— DATASET SECTION —
..........

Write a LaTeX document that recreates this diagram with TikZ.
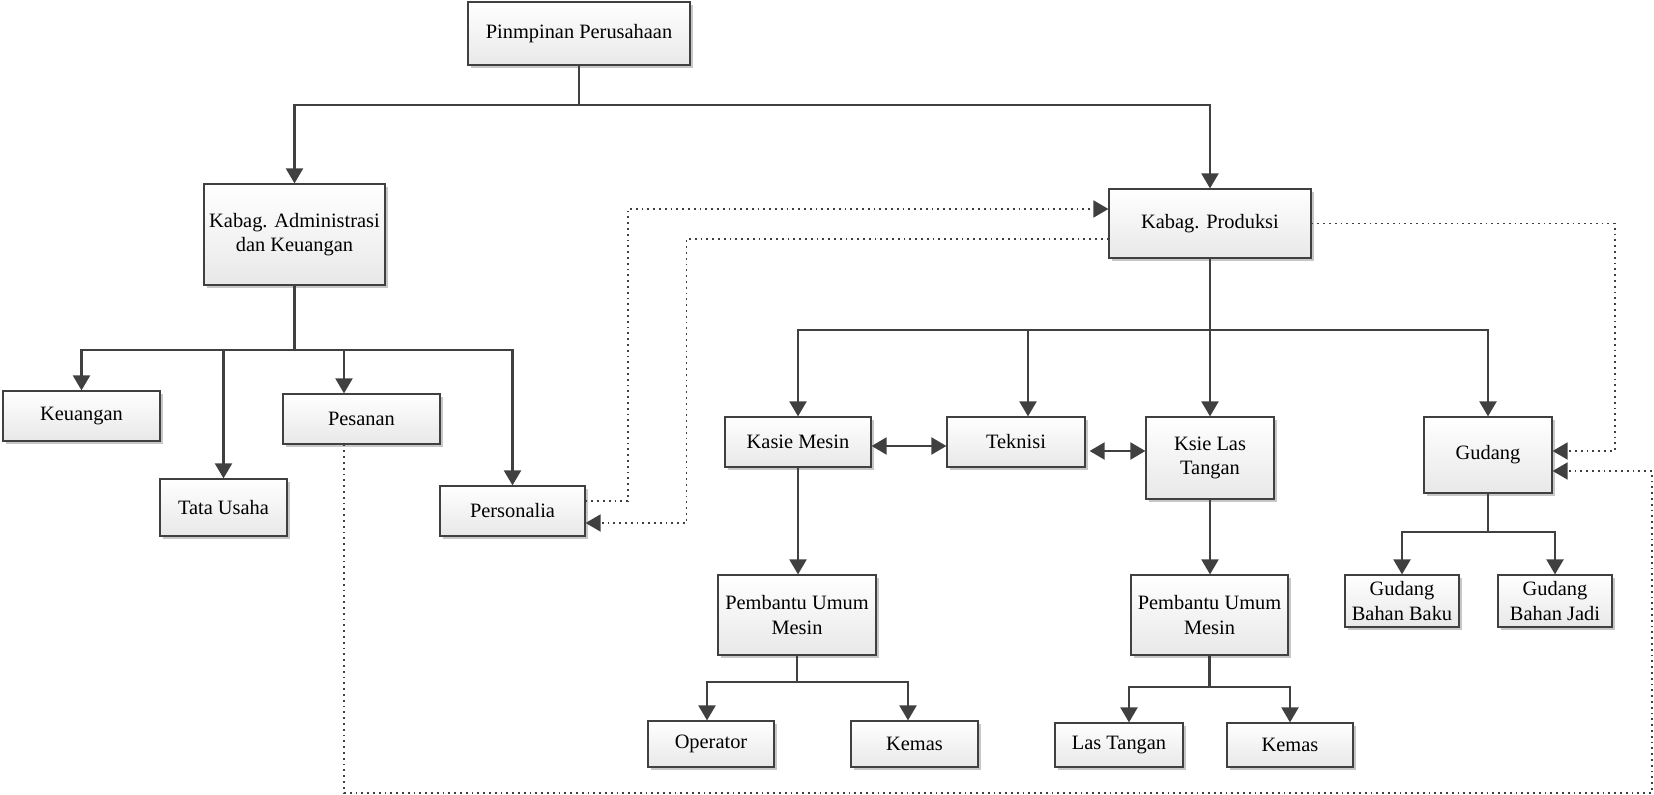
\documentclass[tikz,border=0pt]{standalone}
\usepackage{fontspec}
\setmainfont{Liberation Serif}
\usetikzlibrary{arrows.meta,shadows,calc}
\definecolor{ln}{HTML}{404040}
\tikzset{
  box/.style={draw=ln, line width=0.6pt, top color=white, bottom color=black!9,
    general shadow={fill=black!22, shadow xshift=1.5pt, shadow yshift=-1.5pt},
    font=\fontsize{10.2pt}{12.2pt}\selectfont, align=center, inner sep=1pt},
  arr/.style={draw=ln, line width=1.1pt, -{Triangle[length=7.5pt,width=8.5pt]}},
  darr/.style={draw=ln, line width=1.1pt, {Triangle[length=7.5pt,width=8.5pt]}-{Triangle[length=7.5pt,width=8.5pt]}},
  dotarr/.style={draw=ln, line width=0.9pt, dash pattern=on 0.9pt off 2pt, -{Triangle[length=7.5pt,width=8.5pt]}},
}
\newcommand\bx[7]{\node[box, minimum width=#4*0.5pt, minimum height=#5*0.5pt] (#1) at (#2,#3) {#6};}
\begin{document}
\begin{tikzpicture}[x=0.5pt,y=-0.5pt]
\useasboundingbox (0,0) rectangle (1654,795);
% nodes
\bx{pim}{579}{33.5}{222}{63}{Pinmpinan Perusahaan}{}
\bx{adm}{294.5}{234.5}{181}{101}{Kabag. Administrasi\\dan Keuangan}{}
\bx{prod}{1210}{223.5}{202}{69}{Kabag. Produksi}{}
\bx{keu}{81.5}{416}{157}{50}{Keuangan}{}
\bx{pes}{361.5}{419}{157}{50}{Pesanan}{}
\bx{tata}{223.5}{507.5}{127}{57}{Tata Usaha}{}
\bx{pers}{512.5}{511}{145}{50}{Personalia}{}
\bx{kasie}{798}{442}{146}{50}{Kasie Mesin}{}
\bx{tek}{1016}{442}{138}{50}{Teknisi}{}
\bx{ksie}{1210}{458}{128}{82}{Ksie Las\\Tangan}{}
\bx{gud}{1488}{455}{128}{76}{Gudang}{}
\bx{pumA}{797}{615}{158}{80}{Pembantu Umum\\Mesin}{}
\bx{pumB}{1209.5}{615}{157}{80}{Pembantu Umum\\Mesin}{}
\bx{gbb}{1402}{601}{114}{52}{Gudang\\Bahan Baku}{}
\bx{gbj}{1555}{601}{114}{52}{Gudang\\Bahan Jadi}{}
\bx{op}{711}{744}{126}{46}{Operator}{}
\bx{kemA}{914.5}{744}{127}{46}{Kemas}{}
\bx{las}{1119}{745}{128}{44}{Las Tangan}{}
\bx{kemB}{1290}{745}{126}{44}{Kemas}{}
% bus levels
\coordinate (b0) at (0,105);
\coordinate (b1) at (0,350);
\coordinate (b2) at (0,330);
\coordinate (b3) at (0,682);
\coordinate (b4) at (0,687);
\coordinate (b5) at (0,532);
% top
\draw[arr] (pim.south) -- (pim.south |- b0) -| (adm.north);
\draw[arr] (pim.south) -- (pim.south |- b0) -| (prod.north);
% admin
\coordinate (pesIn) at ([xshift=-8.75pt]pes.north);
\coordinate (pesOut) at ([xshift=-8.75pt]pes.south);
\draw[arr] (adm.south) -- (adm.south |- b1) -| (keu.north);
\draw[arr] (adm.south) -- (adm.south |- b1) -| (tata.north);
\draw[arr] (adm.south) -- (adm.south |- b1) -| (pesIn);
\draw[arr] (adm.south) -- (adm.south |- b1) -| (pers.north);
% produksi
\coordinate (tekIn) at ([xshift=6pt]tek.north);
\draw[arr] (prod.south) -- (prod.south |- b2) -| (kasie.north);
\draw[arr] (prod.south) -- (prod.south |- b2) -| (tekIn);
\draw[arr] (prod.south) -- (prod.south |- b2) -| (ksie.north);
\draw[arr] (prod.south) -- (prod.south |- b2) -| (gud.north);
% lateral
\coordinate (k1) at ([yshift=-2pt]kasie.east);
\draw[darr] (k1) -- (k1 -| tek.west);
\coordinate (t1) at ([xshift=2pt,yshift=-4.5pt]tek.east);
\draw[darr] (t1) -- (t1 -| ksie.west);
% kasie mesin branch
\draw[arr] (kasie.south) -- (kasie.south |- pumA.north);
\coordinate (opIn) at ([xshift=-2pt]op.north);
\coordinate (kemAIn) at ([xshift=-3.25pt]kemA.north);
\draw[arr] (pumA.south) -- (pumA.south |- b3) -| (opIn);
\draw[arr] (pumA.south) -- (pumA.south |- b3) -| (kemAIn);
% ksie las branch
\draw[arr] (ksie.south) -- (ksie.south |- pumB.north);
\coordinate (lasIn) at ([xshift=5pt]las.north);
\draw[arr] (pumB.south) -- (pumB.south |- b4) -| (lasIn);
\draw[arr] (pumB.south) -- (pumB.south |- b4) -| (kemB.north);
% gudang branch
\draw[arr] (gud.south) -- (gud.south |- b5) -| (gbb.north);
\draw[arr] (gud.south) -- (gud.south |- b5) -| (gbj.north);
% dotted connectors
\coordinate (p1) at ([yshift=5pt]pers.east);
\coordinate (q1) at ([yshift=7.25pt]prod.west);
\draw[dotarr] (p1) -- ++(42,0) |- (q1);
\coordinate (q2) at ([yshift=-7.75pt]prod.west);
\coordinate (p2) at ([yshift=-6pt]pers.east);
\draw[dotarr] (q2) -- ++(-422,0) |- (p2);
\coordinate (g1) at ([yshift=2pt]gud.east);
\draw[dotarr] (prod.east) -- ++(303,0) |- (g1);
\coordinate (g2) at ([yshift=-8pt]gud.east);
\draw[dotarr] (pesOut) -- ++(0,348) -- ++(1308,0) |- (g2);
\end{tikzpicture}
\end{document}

..........

— THE EXERCISE —
Print out the lines exactly, skipping any picture.

— WORKED SOLUTION —
Write a LaTeX document that recreates this diagram with TikZ.
\documentclass[tikz,border=0pt]{standalone}
\usepackage{fontspec}
\setmainfont{Liberation Serif}
\usetikzlibrary{arrows.meta,shadows,calc}
\definecolor{ln}{HTML}{404040}
\tikzset{
  box/.style={draw=ln, line width=0.6pt, top color=white, bottom color=black!9,
    general shadow={fill=black!22, shadow xshift=1.5pt, shadow yshift=-1.5pt},
    font=\fontsize{10.2pt}{12.2pt}\selectfont, align=center, inner sep=1pt},
  arr/.style={draw=ln, line width=1.1pt, -{Triangle[length=7.5pt,width=8.5pt]}},
  darr/.style={draw=ln, line width=1.1pt, {Triangle[length=7.5pt,width=8.5pt]}-{Triangle[length=7.5pt,width=8.5pt]}},
  dotarr/.style={draw=ln, line width=0.9pt, dash pattern=on 0.9pt off 2pt, -{Triangle[length=7.5pt,width=8.5pt]}},
}
\newcommand\bx[7]{\node[box, minimum width=#4*0.5pt, minimum height=#5*0.5pt] (#1) at (#2,#3) {#6};}
\begin{document}
\begin{tikzpicture}[x=0.5pt,y=-0.5pt]
\useasboundingbox (0,0) rectangle (1654,795);
% nodes
\bx{pim}{579}{33.5}{222}{63}{Pinmpinan Perusahaan}{}
\bx{adm}{294.5}{234.5}{181}{101}{Kabag. Administrasi\\dan Keuangan}{}
\bx{prod}{1210}{223.5}{202}{69}{Kabag. Produksi}{}
\bx{keu}{81.5}{416}{157}{50}{Keuangan}{}
\bx{pes}{361.5}{419}{157}{50}{Pesanan}{}
\bx{tata}{223.5}{507.5}{127}{57}{Tata Usaha}{}
\bx{pers}{512.5}{511}{145}{50}{Personalia}{}
\bx{kasie}{798}{442}{146}{50}{Kasie Mesin}{}
\bx{tek}{1016}{442}{138}{50}{Teknisi}{}
\bx{ksie}{1210}{458}{128}{82}{Ksie Las\\Tangan}{}
\bx{gud}{1488}{455}{128}{76}{Gudang}{}
\bx{pumA}{797}{615}{158}{80}{Pembantu Umum\\Mesin}{}
\bx{pumB}{1209.5}{615}{157}{80}{Pembantu Umum\\Mesin}{}
\bx{gbb}{1402}{601}{114}{52}{Gudang\\Bahan Baku}{}
\bx{gbj}{1555}{601}{114}{52}{Gudang\\Bahan Jadi}{}
\bx{op}{711}{744}{126}{46}{Operator}{}
\bx{kemA}{914.5}{744}{127}{46}{Kemas}{}
\bx{las}{1119}{745}{128}{44}{Las Tangan}{}
\bx{kemB}{1290}{745}{126}{44}{Kemas}{}
% bus levels
\coordinate (b0) at (0,105);
\coordinate (b1) at (0,350);
\coordinate (b2) at (0,330);
\coordinate (b3) at (0,682);
\coordinate (b4) at (0,687);
\coordinate (b5) at (0,532);
% top
\draw[arr] (pim.south) -- (pim.south |- b0) -| (adm.north);
\draw[arr] (pim.south) -- (pim.south |- b0) -| (prod.north);
% admin
\coordinate (pesIn) at ([xshift=-8.75pt]pes.north);
\coordinate (pesOut) at ([xshift=-8.75pt]pes.south);
\draw[arr] (adm.south) -- (adm.south |- b1) -| (keu.north);
\draw[arr] (adm.south) -- (adm.south |- b1) -| (tata.north);
\draw[arr] (adm.south) -- (adm.south |- b1) -| (pesIn);
\draw[arr] (adm.south) -- (adm.south |- b1) -| (pers.north);
% produksi
\coordinate (tekIn) at ([xshift=6pt]tek.north);
\draw[arr] (prod.south) -- (prod.south |- b2) -| (kasie.north);
\draw[arr] (prod.south) -- (prod.south |- b2) -| (tekIn);
\draw[arr] (prod.south) -- (prod.south |- b2) -| (ksie.north);
\draw[arr] (prod.south) -- (prod.south |- b2) -| (gud.north);
% lateral
\coordinate (k1) at ([yshift=-2pt]kasie.east);
\draw[darr] (k1) -- (k1 -| tek.west);
\coordinate (t1) at ([xshift=2pt,yshift=-4.5pt]tek.east);
\draw[darr] (t1) -- (t1 -| ksie.west);
% kasie mesin branch
\draw[arr] (kasie.south) -- (kasie.south |- pumA.north);
\coordinate (opIn) at ([xshift=-2pt]op.north);
\coordinate (kemAIn) at ([xshift=-3.25pt]kemA.north);
\draw[arr] (pumA.south) -- (pumA.south |- b3) -| (opIn);
\draw[arr] (pumA.south) -- (pumA.south |- b3) -| (kemAIn);
% ksie las branch
\draw[arr] (ksie.south) -- (ksie.south |- pumB.north);
\coordinate (lasIn) at ([xshift=5pt]las.north);
\draw[arr] (pumB.south) -- (pumB.south |- b4) -| (lasIn);
\draw[arr] (pumB.south) -- (pumB.south |- b4) -| (kemB.north);
% gudang branch
\draw[arr] (gud.south) -- (gud.south |- b5) -| (gbb.north);
\draw[arr] (gud.south) -- (gud.south |- b5) -| (gbj.north);
% dotted connectors
\coordinate (p1) at ([yshift=5pt]pers.east);
\coordinate (q1) at ([yshift=7.25pt]prod.west);
\draw[dotarr] (p1) -- ++(42,0) |- (q1);
\coordinate (q2) at ([yshift=-7.75pt]prod.west);
\coordinate (p2) at ([yshift=-6pt]pers.east);
\draw[dotarr] (q2) -- ++(-422,0) |- (p2);
\coordinate (g1) at ([yshift=2pt]gud.east);
\draw[dotarr] (prod.east) -- ++(303,0) |- (g1);
\coordinate (g2) at ([yshift=-8pt]gud.east);
\draw[dotarr] (pesOut) -- ++(0,348) -- ++(1308,0) |- (g2);
\end{tikzpicture}
\end{document}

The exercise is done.